Begin with the line containing "Give me the SVG source for this diagram." and end with the line containing "LabelList, XAxis, YAxis". Give those lines again exactly, leaving out the images.

Material supplied:
___

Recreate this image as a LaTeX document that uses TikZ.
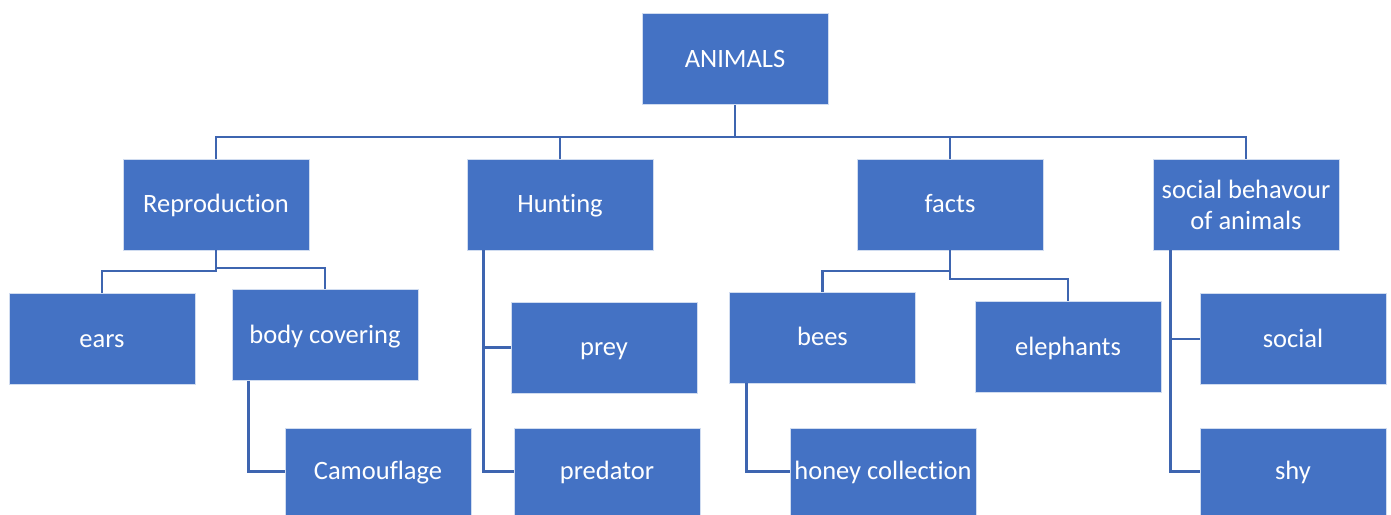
\documentclass[tikz,border=0pt]{standalone}
\usepackage{fontspec}
\setmainfont{Carlito}[Ligatures=NoCommon]
\definecolor{boxblue}{HTML}{4472C4}
\definecolor{linkblue}{HTML}{3E65B0}
\begin{document}
\begin{tikzpicture}[x=1pt,y=-1pt,
  boxbase/.style={rectangle, fill=boxblue, draw=white!75!boxblue, line width=0.8pt,
    minimum width=186pt, minimum height=91pt, text=white,
    font=\fontsize{26.5}{31}\selectfont, inner sep=0pt},
  box/.style={boxbase, text height=21pt, text depth=5pt},
  twoline/.style={boxbase, align=center},
  lowbox/.style={box, minimum height=87pt},
  link/.style={draw=linkblue, line width=2.8pt}]
\useasboundingbox (0,0) rectangle (1391,514);
% nodes
\node[box] (animals) at (735,59) {ANIMALS};
\node[box] (repro) at (216,204.5) {Reproduction};
\node[box] (hunting) at (560,204.5) {Hunting};
\node[box] (facts) at (950,204.5) {facts};
\node[twoline] (socialb) at (1246,204.5) {social behavour\\of animals};
\node[box] (ears) at (102,339) {ears};
\node[box] (body) at (325,335) {body covering};
\node[lowbox] (camo) at (378,471.5) {Camouflage};
\node[box] (prey) at (604,347.5) {prey};
\node[lowbox] (predator) at (607,471.5) {predator};
\node[box] (bees) at (822.5,337.5) {bees};
\node[box] (eleph) at (1068,347) {elephants};
\node[lowbox] (honey) at (883,471.5) {honey collection};
\node[box] (social) at (1293,339) {social};
\node[lowbox] (shy) at (1293,471.5) {shy};
% connectors
\coordinate (bus) at (735,137);
\draw[link] (animals.south) -- (bus);
\draw[link] (bus) -| (repro.north);
\draw[link] (bus) -| (hunting.north);
\draw[link] (bus) -| (facts.north);
\draw[link] (bus) -| (socialb.north);
\coordinate (rjL) at (216,271);
\coordinate (rjR) at (216,268);
\draw[link] (repro.south) -- (rjL) -| (ears.north);
\draw[link] (rjR) -| (body.north);
\draw[link] ([xshift=17pt]body.south west) |- (camo.west);
\draw[link] ([xshift=17pt]hunting.south west) |- (prey.west);
\draw[link] ([xshift=17pt]hunting.south west) |- (predator.west);
\coordinate (fjL) at (950,271);
\coordinate (fjR) at (950,279);
\draw[link] (facts.south) -- (fjR) -| (eleph.north);
\draw[link] (fjL) -| (bees.north);
\draw[link] ([xshift=17pt]bees.south west) |- (honey.west);
\draw[link] ([xshift=18pt]socialb.south west) |- (social.west);
\draw[link] ([xshift=18pt]socialb.south west) |- (shy.west);
\end{tikzpicture}
\end{document}
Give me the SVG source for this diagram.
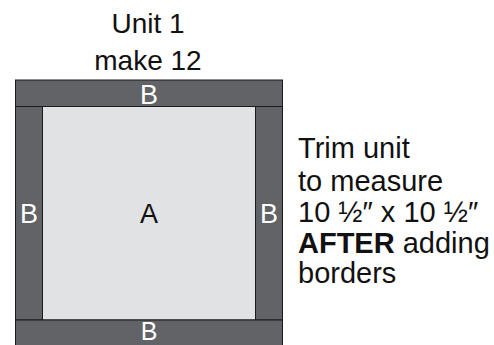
<svg xmlns="http://www.w3.org/2000/svg" width="494" height="345" viewBox="0 0 494 345">
<style>
.t{font-family:"Liberation Sans",Arial,sans-serif;font-size:28px;fill:#111}
.n{font-size:29px}
.b{font-family:"Liberation Sans",Arial,sans-serif;font-size:27px;fill:#fff;text-anchor:middle}
.dark{fill:#626366;stroke:#1a1a1a;stroke-width:1}
.light{fill:#e1e2e4;stroke:#1a1a1a;stroke-width:1}
</style>
<rect width="494" height="345" fill="#fff"/>
<g id="title">
<text class="t" x="148" y="33" text-anchor="middle">Unit 1</text>
<text class="t" x="148" y="70" text-anchor="middle">make 12</text>
</g>
<g id="A">
<rect class="light" x="42.5" y="106.5" width="213" height="213.5"/>
<text class="b" x="149" y="223" style="fill:#111">A</text>
</g>
<g id="B-top">
<rect class="dark" x="15.5" y="80" width="267" height="26.5"/>
<text class="b" x="149" y="104">B</text>
</g>
<g id="B-left">
<rect class="dark" x="15.5" y="106.5" width="27" height="213.5"/>
<text class="b" x="29" y="223">B</text>
</g>
<g id="B-right">
<rect class="dark" x="255.5" y="106.5" width="27" height="213.5"/>
<text class="b" x="269" y="223">B</text>
</g>
<g id="B-bottom">
<rect class="dark" x="15.5" y="320" width="267" height="30"/>
<text class="b" x="149" y="340" style="font-size:25px">B</text>
</g>
<g id="note">
<text class="t n" x="298" y="158">Trim unit</text>
<text class="t n" x="298" y="191">to measure</text>
<text class="t n" x="298" y="222">10 ½″ x 10 ½″</text>
<text class="t n" x="298" y="253"><tspan font-weight="bold">AFTER</tspan> adding</text>
<text class="t n" x="298" y="283">borders</text>
</g>
<g id="connectors"/>
</svg>
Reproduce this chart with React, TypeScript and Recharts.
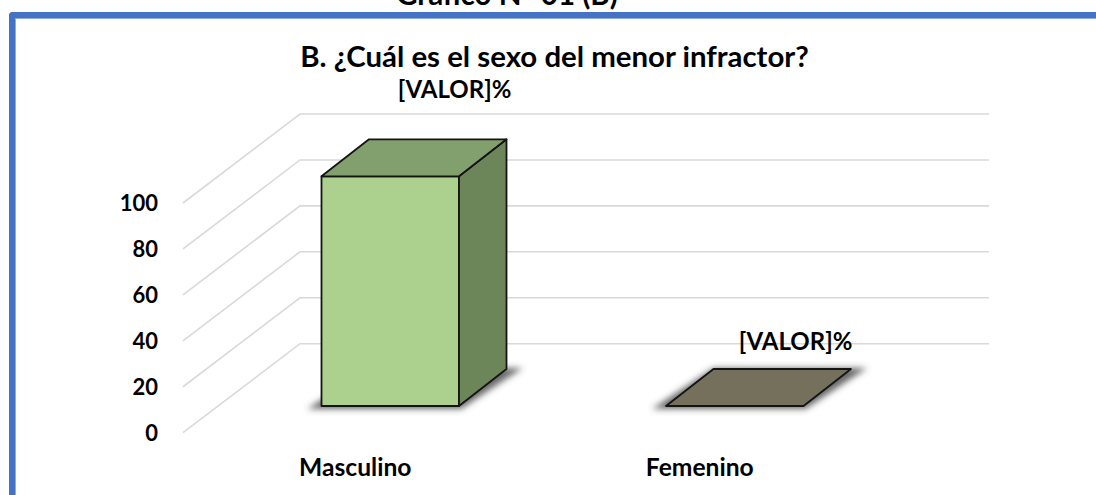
import { Bar, BarChart, CartesianGrid, LabelList, XAxis, YAxis } from 'recharts'

const categories = ['Masculino', 'Femenino']
const values = [100, 0]
const barColors = ['#acd18e', '#75705c']
const yTicks = [0, 20, 40, 60, 80, 100]
const labelText = '[VALOR]%'
// the labels were dragged by hand in the original, so each has its own offset
const labelShiftX = [133, 129.5]
const labelShiftY = [-88, -66]

const chartData = categories.map((name, i) => ({ name, value: values[i], color: barColors[i] }))

// fake 3D: how far the back wall sits from the front plane
const WALL_DX = 117
const WALL_DY = 89
// where the bars stand on the floor, and how deep they are
const BAR_DX = 34.5
const BAR_DY = 26.7
const DEPTH_DX = 47.5
const DEPTH_DY = 37

const FONT = 'Lato, "Open Sans", sans-serif'

function wallLine(props: any) {
  const { x1, y1, x2 } = props
  return (
    <polyline
      key={props.key ?? y1}
      points={`${x1},${y1} ${x1 + WALL_DX},${y1 - WALL_DY} ${x2 + WALL_DX},${y1 - WALL_DY}`}
      fill="none"
      stroke="#d9d9d9"
      strokeWidth={1.6}
    />
  )
}

function Box3D(props: any) {
  const { x, y, width, height, payload } = props
  const left = x + BAR_DX
  const right = left + width
  const top = y - BAR_DY
  const bottom = top + height
  const dx = DEPTH_DX
  const dy = DEPTH_DY
  const flat = height < 1
  const floor = `${left - 14},${bottom + 3} ${right + 2},${bottom + 3} ${right + dx + 16},${bottom - dy - 1} ${left + dx},${bottom - dy - 1}`
  return (
    <g stroke="#141414" strokeWidth={1.8} strokeLinejoin="round">
      <polygon points={floor} fill="#444" fillOpacity={0.8} stroke="none" filter="url(#boxShadow)" />
      {!flat && <rect x={left} y={top} width={width} height={height} fill={payload.color} />}
      {!flat && (
        <polygon
          points={`${right},${top} ${right + dx},${top - dy} ${right + dx},${bottom - dy} ${right},${bottom}`}
          fill="#6c8559"
        />
      )}
      <polygon
        points={`${left},${top} ${right},${top} ${right + dx},${top - dy} ${left + dx},${top - dy}`}
        fill={flat ? payload.color : '#82a06e'}
      />
    </g>
  )
}

function ValueLabel(props: any) {
  const { x, y, index } = props
  // the bar starts BAR_DX right of its band slot, shift values are from the slot's front corner
  return (
    <text
      x={x + BAR_DX + labelShiftX[index]}
      y={y - BAR_DY + labelShiftY[index]}
      textAnchor="middle"
      dominantBaseline="central"
      fontFamily={FONT}
      fontWeight={700}
      fontSize={24}
      fill="#000"
    >
      {labelText}
    </text>
  )
}

export default function App() {
  return (
    <div style={{ position: 'fixed', left: 0, top: 0, width: 1096, height: 495, overflow: 'hidden', background: '#fff' }}>
      <div
        style={{
          position: 'absolute',
          left: 0,
          right: 0,
          top: -24,
          textAlign: 'center',
          paddingRight: 82,
          fontFamily: FONT,
          fontWeight: 700,
          fontSize: 29.5,
          color: '#000',
        }}
      >
        Gráfico N° 01 (B)
      </div>
      <div
        style={{
          position: 'absolute',
          left: 9,
          top: 12,
          width: 1200,
          height: 600,
          boxSizing: 'border-box',
          borderLeft: '6px solid #4472c4',
          borderTop: '6px solid #4472c4',
          borderTopLeftRadius: 4,
          boxShadow: 'inset 1px 1px 0 #8faadc',
        }}
      />
      <div
        style={{
          position: 'absolute',
          left: 0,
          right: 0,
          top: 38,
          textAlign: 'center',
          paddingLeft: 13,
          fontFamily: FONT,
          fontWeight: 700,
          fontSize: 29.4,
          color: '#000',
        }}
      >
        B. ¿Cuál es el sexo del menor infractor?
      </div>
      <div style={{ position: 'absolute', left: 0, top: 0 }}>
        <BarChart
          width={1096}
          height={495}
          data={chartData}
          barCategoryGap={0}
          margin={{ top: 203, right: 224, bottom: 2.3, left: 123 }}
        >
          <defs>
            <filter id="boxShadow" x="-20%" y="-50%" width="140%" height="200%">
              <feGaussianBlur stdDeviation="3" />
            </filter>
          </defs>
          <CartesianGrid horizontal={wallLine} vertical={false} />
          <XAxis
            dataKey="name"
            height={60}
            axisLine={false}
            tickLine={false}
            tickMargin={20}
            interval={0}
            tick={{ fill: '#000', fontFamily: FONT, fontWeight: 700, fontSize: 24.6 }}
          />
          <YAxis
            domain={[0, 100]}
            ticks={yTicks}
            width={60}
            axisLine={false}
            tickLine={false}
            tickMargin={19}
            tick={{ fill: '#000', fontFamily: FONT, fontWeight: 700, fontSize: 22 }}
          />
          <Bar dataKey="value" barSize={137.5} shape={Box3D} isAnimationActive={false}>
            <LabelList dataKey="value" content={ValueLabel} />
          </Bar>
        </BarChart>
      </div>
    </div>
  )
}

___

In response:
Give me the SVG source for this diagram.
<svg xmlns="http://www.w3.org/2000/svg" width="494" height="345" viewBox="0 0 494 345">
<style>
.t{font-family:"Liberation Sans",Arial,sans-serif;font-size:28px;fill:#111}
.n{font-size:29px}
.b{font-family:"Liberation Sans",Arial,sans-serif;font-size:27px;fill:#fff;text-anchor:middle}
.dark{fill:#626366;stroke:#1a1a1a;stroke-width:1}
.light{fill:#e1e2e4;stroke:#1a1a1a;stroke-width:1}
</style>
<rect width="494" height="345" fill="#fff"/>
<g id="title">
<text class="t" x="148" y="33" text-anchor="middle">Unit 1</text>
<text class="t" x="148" y="70" text-anchor="middle">make 12</text>
</g>
<g id="A">
<rect class="light" x="42.5" y="106.5" width="213" height="213.5"/>
<text class="b" x="149" y="223" style="fill:#111">A</text>
</g>
<g id="B-top">
<rect class="dark" x="15.5" y="80" width="267" height="26.5"/>
<text class="b" x="149" y="104">B</text>
</g>
<g id="B-left">
<rect class="dark" x="15.5" y="106.5" width="27" height="213.5"/>
<text class="b" x="29" y="223">B</text>
</g>
<g id="B-right">
<rect class="dark" x="255.5" y="106.5" width="27" height="213.5"/>
<text class="b" x="269" y="223">B</text>
</g>
<g id="B-bottom">
<rect class="dark" x="15.5" y="320" width="267" height="30"/>
<text class="b" x="149" y="340" style="font-size:25px">B</text>
</g>
<g id="note">
<text class="t n" x="298" y="158">Trim unit</text>
<text class="t n" x="298" y="191">to measure</text>
<text class="t n" x="298" y="222">10 ½″ x 10 ½″</text>
<text class="t n" x="298" y="253"><tspan font-weight="bold">AFTER</tspan> adding</text>
<text class="t n" x="298" y="283">borders</text>
</g>
<g id="connectors"/>
</svg>
Reproduce this chart with React, TypeScript and Recharts.
import { Bar, BarChart, CartesianGrid, LabelList, XAxis, YAxis } from 'recharts'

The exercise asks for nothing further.